What is Terascale?
If you’ve never heard the term ‘terascale’ before reading this article, you aren’t alone. Before attending this Fall’s IDF, I hadn’t been introduced to the term either. But after hearing and reading about it and doing a lot of research into the technology, I can tell you that we are going to walk away from this technology overview excited about the future of computing.
The basic premise of Terascale computing is being able to work on terabytes of data on a single machine which would require teraflops of processor power. (Terabyte is approximately 1024 GBs and a Teraflop is approximately 1000 Gigaflops.)
This slide from one of Intel’s presentations shows the progression from single data and single core processors, through the era of multi-core processors (which we are in now) and into the world of processors with many more cores on them than even the quad-core Intel parts announced this week.
One of the main reasons for a move to multi-core products is the fact that both Intel and other chip designers have been increasing the amount of transistors that we can fit in any given area but haven’t alleviated the problems of power and heat. The Gigahertz war ended poorly for Intel, as they had to revert backwards a bit and redesign their CPUs from the ground up with this knowledge. But, Moore’s Law still applies, and by 2011 Intel estimates we’ll be seeing chips with over 32 billion transistors on them! But if we can’t increase the power of a single core and cranking up the frequency, what can we do with all those transistor resources? The answer: more cores. Many more.
For our discussions here, the term ‘terascale’ will refer to a processor with 32 or more cores. Moving away from the ‘large’ cores seen in the Core 2 Duo and Athlon 64 lines from Intel and AMD, the cores in a terascale processor will be much simpler (kind of like we are seeing in the Cell processor design). These cores will be low power and probably based on a past-generation Intel architecture that has been refined and perfected. These cores can provide 4-5x higher performance/watt efficiency and will scale beyond the limits we have in current generation instruction level parallelism.

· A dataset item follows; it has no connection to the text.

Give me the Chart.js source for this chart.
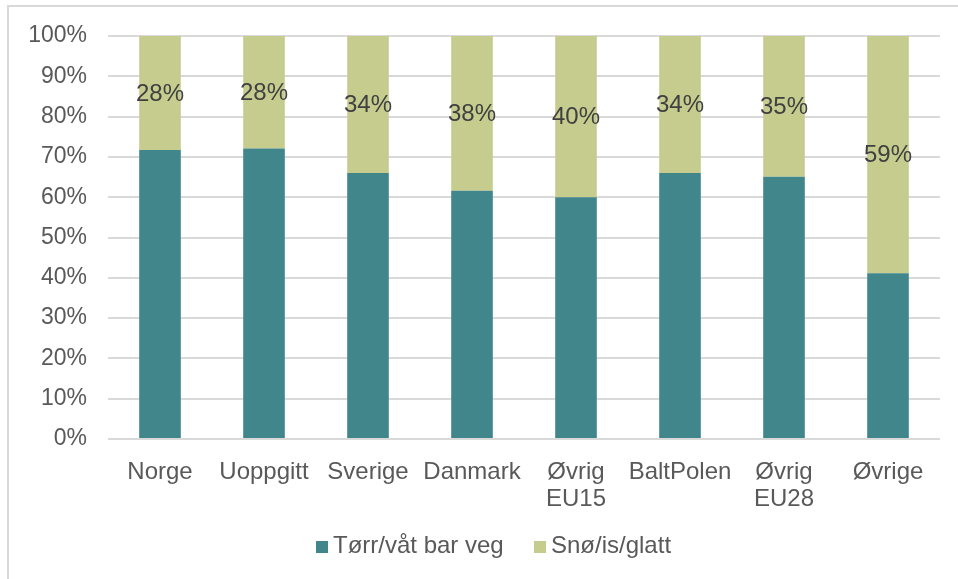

You should not think of this merely as SMP on a single die; these are vastly different cores with new platform requirements and software requirements. How so? How about memory bandwidth needs of 1.2 Terabytes/s compared to the 12 GB/s in current SMP systems? And what about latency levels of only 20 cycles for a terascale core compared to 400 cycles on a modern SMP system? Now you see the scales we are talking in here and the significance (and hurdles) these designs introduce.